### Provided records
· · · ·

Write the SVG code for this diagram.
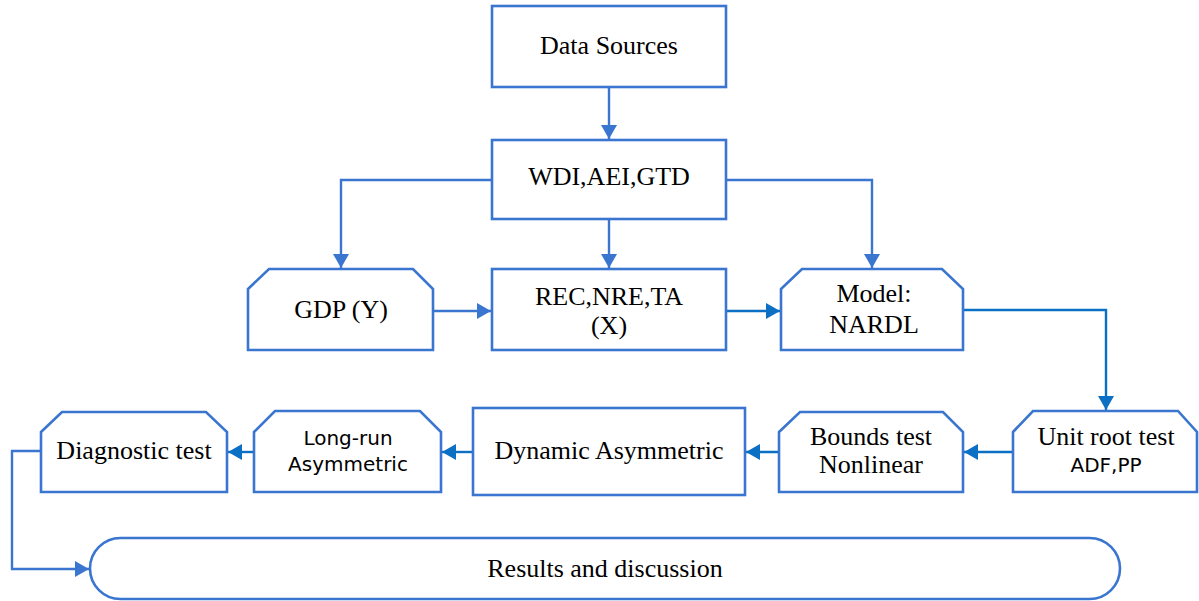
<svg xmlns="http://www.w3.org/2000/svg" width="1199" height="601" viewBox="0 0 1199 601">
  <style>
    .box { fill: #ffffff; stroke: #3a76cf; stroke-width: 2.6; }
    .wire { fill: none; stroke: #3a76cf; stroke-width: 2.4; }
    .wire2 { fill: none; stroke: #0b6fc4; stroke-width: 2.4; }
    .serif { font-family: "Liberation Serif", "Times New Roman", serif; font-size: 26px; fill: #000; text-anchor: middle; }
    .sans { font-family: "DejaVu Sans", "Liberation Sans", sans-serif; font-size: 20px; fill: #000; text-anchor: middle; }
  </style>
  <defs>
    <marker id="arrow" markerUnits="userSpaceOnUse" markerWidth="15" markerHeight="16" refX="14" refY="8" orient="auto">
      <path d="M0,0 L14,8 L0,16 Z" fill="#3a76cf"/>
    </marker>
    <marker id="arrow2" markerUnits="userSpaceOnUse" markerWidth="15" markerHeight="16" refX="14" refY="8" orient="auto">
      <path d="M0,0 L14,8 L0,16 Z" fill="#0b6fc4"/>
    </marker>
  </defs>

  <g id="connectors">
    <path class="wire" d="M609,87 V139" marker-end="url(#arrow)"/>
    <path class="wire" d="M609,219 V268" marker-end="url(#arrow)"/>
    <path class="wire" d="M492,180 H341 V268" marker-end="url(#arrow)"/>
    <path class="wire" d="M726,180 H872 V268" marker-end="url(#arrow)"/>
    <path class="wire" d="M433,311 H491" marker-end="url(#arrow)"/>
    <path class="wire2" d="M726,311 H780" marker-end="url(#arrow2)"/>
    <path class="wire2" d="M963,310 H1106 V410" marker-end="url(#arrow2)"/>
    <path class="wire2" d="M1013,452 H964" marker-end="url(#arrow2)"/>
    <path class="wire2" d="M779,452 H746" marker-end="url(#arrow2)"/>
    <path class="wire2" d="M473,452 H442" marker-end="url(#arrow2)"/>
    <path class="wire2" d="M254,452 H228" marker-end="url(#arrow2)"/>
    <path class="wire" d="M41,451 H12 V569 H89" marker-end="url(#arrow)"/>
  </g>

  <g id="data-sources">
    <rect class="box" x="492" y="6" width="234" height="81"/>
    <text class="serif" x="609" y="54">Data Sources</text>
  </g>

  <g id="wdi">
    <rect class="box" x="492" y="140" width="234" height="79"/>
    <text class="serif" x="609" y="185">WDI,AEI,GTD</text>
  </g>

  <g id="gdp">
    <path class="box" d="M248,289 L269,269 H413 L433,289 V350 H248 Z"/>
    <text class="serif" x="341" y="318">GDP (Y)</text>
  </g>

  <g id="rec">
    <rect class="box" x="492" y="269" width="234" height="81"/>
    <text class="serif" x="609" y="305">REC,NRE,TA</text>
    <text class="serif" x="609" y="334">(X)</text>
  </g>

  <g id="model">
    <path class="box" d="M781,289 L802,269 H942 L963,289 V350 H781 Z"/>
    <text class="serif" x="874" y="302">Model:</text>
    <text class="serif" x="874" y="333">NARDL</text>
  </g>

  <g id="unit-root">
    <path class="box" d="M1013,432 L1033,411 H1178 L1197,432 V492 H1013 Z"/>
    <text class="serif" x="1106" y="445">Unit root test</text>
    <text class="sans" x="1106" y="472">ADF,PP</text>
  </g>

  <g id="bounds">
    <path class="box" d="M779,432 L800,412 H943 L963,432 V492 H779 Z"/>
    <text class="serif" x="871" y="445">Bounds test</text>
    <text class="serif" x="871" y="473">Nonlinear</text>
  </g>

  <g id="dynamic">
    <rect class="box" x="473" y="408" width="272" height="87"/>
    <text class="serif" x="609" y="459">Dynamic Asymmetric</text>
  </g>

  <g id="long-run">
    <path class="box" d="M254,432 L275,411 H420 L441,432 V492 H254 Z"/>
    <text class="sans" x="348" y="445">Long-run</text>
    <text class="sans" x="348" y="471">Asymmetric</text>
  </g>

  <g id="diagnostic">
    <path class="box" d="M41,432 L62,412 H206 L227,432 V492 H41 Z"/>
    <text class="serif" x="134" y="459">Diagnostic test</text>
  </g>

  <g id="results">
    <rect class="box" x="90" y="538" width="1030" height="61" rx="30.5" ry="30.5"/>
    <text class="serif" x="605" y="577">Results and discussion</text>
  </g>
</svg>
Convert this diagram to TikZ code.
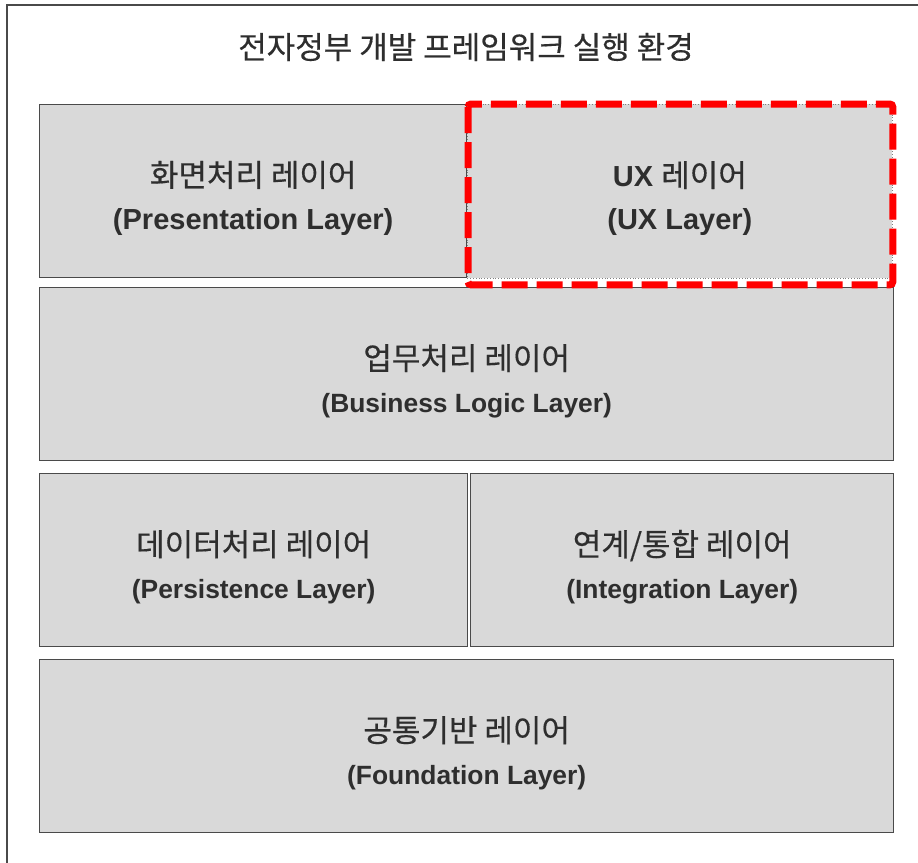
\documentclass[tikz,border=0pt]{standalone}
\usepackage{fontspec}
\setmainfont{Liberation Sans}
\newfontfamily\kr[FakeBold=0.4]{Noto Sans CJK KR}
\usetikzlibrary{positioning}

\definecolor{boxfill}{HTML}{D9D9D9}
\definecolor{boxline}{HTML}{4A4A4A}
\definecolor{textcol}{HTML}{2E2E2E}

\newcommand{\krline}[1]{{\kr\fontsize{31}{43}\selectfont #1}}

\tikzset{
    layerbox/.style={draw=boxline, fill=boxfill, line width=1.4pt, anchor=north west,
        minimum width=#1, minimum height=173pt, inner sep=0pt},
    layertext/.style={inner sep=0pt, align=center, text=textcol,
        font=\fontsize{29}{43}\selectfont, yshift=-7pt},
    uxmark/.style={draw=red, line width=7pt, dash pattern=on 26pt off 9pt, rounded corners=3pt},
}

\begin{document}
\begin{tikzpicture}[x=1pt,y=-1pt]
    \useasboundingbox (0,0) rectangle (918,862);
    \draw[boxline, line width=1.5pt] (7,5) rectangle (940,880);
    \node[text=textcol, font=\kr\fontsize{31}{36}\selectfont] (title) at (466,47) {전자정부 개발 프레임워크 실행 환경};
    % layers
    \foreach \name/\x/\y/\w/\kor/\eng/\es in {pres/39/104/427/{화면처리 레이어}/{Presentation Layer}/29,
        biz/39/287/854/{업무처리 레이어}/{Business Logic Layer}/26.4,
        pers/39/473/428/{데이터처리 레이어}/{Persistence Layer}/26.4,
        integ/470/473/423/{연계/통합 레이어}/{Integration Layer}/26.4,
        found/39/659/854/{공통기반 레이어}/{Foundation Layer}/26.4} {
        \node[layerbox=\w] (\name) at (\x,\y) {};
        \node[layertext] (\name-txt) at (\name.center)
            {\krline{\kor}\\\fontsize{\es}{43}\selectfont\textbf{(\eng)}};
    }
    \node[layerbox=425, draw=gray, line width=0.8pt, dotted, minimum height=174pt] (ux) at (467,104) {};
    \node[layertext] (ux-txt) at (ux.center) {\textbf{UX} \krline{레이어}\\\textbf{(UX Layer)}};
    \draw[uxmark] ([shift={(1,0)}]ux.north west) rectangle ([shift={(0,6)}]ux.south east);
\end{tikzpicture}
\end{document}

· · · ·

### Challenge
Identify and list each line with the word "this".

### Finished answer
Write the SVG code for this diagram.
Convert this diagram to TikZ code.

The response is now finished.